What’s more, no one, either in government or out, appears to have much of a solution to the raft of increasingly violent farmer-herder clashes that are gripping chunks of the countryside, particularly in semi-arid North, South, and West Kordofan states. Traditional grazing grounds and seasonal migration routes are shrinking – from 600 to 300 miles in places, and, in, desperate bids to feed their flocks, some herders are moving deeper into farmland. Instead of moving north-south with the rains, many are now going in east-west into the periphery of the Nile valley, further complicating the livelihoods of those embattled farmers. Already weak and with few resources at its disposal, the state has done little to blunt these clashes.

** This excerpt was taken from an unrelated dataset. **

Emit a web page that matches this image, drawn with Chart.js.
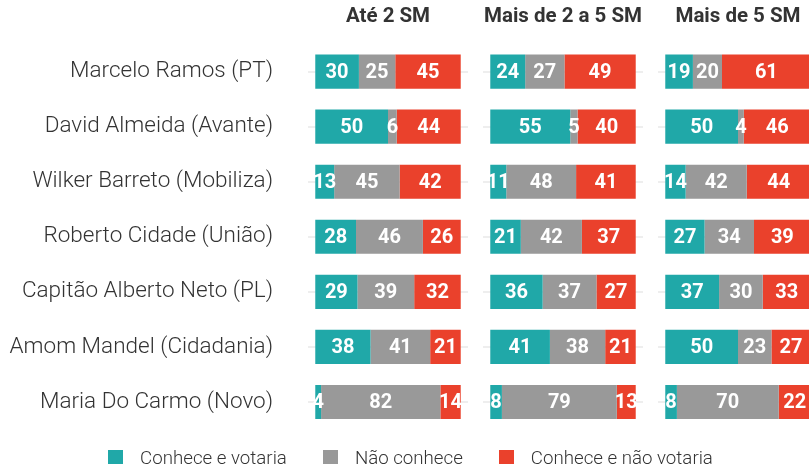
<!DOCTYPE html>
<html>
<head>
<meta charset="utf-8">
<script src="https://cdn.jsdelivr.net/npm/chart.js@4"></script>
<style>
  body { margin: 0; background: #fff; }
  #wrap { position: relative; width: 809px; height: 464px; overflow: hidden; }
  #wrap canvas { position: absolute; top: 0; }
  #legend { position: absolute; top: 447px; left: 6px; width: 809px; display: flex; justify-content: center;
    font-family: Roboto, sans-serif; font-weight: 300; font-size: 18.7px; color: #333; }
  #legend span { display: inline-flex; align-items: center; margin: 0 18px; }
  #legend i { display: inline-block; width: 15px; height: 16px; margin-right: 17px; }
</style>
</head>
<body>
<div id="wrap">
  <div style="position:absolute;left:0;top:0;width:468px;height:464px"><canvas id="c1"></canvas></div>
  <div style="position:absolute;left:483px;top:0;width:160px;height:464px"><canvas id="c2"></canvas></div>
  <div style="position:absolute;left:658px;top:0;width:160px;height:464px"><canvas id="c3"></canvas></div>
  <div id="legend"></div>
</div>
<script>
// candidates
var candidates = ['Marcelo Ramos (PT)', 'David Almeida (Avante)', 'Wilker Barreto (Mobiliza)',
  'Roberto Cidade (União)', 'Capitão Alberto Neto (PL)', 'Amom Mandel (Cidadania)', 'Maria Do Carmo (Novo)'];
var panels = ['Até 2 SM', 'Mais de 2 a 5 SM', 'Mais de 5 SM'];
var seriesNames = ['Conhece e votaria', 'Não conhece', 'Conhece e não votaria'];
var colors = ['#20a8a8', '#999999', '#ea412c'];

// values per panel
var votaria1 = [30, 50, 13, 28, 29, 38, 4];
var naoConhece1 = [25, 6, 45, 46, 39, 41, 82];
var naoVotaria1 = [45, 44, 42, 26, 32, 21, 14];

var votaria2 = [24, 55, 11, 21, 36, 41, 8];
var naoConhece2 = [27, 5, 48, 42, 37, 38, 79];
var naoVotaria2 = [49, 40, 41, 37, 27, 21, 13];

var votaria3 = [19, 50, 14, 27, 37, 50, 8];
var naoConhece3 = [20, 4, 42, 34, 30, 23, 70];
var naoVotaria3 = [61, 46, 44, 39, 33, 27, 22];

var panelData = [
  [votaria1, naoConhece1, naoVotaria1],
  [votaria2, naoConhece2, naoVotaria2],
  [votaria3, naoConhece3, naoVotaria3]
];

// white numbers in the middle of each segment
var barLabels = {
  id: 'barLabels',
  afterDatasetsDraw: function(chart) {
    var ctx = chart.ctx;
    ctx.save();
    ctx.font = 'bold 20px Roboto';
    ctx.fillStyle = '#fff';
    ctx.textAlign = 'center';
    ctx.textBaseline = 'middle';
    chart.data.datasets.forEach(function(ds, i) {
      chart.getDatasetMeta(i).data.forEach(function(bar, j) {
        ctx.fillText(ds.data[j], (bar.x + bar.base) / 2, bar.y + 1);
      });
    });
    ctx.restore();
  }
};

function makeChart(id, p, showLabels) {
  var datasets = panelData[p].map(function(vals, k) {
    return { label: seriesNames[k], data: vals, backgroundColor: colors[k],
      barPercentage: 1, categoryPercentage: 0.62 };
  });
  new Chart(document.getElementById(id), {
    type: 'bar',
    data: { labels: candidates, datasets: datasets },
    plugins: [barLabels],
    options: {
      indexAxis: 'y',
      responsive: true,
      maintainAspectRatio: false,
      animation: false,
      layout: { padding: { top: 0, bottom: 34.5, left: 0, right: 0 } },
      plugins: {
        legend: { display: false },
        tooltip: { enabled: false },
        title: {
          display: true, text: panels[p], fullSize: false, color: '#333',
          font: { family: 'Roboto', size: 20.5, weight: 'bold' },
          padding: { top: 4.7, bottom: 14.8 }
        }
      },
      scales: {
        x: { stacked: true, min: -5, max: 105, display: false },
        y: {
          stacked: true,
          border: { display: false },
          grid: { offset: false, color: '#eeeeee', lineWidth: 2, drawTicks: false },
          ticks: {
            display: showLabels, color: '#333', padding: 35,
            font: { family: 'Roboto', size: 22.5, weight: 300 }
          },
          afterFit: function(scale) {
            scale.width = showLabels ? 308 : 0;
            scale.paddingTop = 0;
            scale.paddingBottom = 0;
          }
        }
      }
    }
  });
}

makeChart('c1', 0, true);
makeChart('c2', 1, false);
makeChart('c3', 2, false);

var legend = document.getElementById('legend');
seriesNames.forEach(function(name, k) {
  legend.innerHTML += '<span><i style="background:' + colors[k] + '"></i>' + name + '</span>';
});
</script>
</body>
</html>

Through necessity, Sudanese have become extremely resilient, and from city to village, many are somehow adapting to these latest blows. “People are used to being harassed by the state. This food situation won’t change anything,” a doctor in rural Gezira state said. But for the political establishment, there’s an ominous precedent. The horror drought and subsequent famine of the mid-1980s is widely believed to have played a part in longtime president Gaafar Nimeiry’s downfall in 1985. There’s every possibility that food woes might once more contribute to the Sudanese state’s undoing.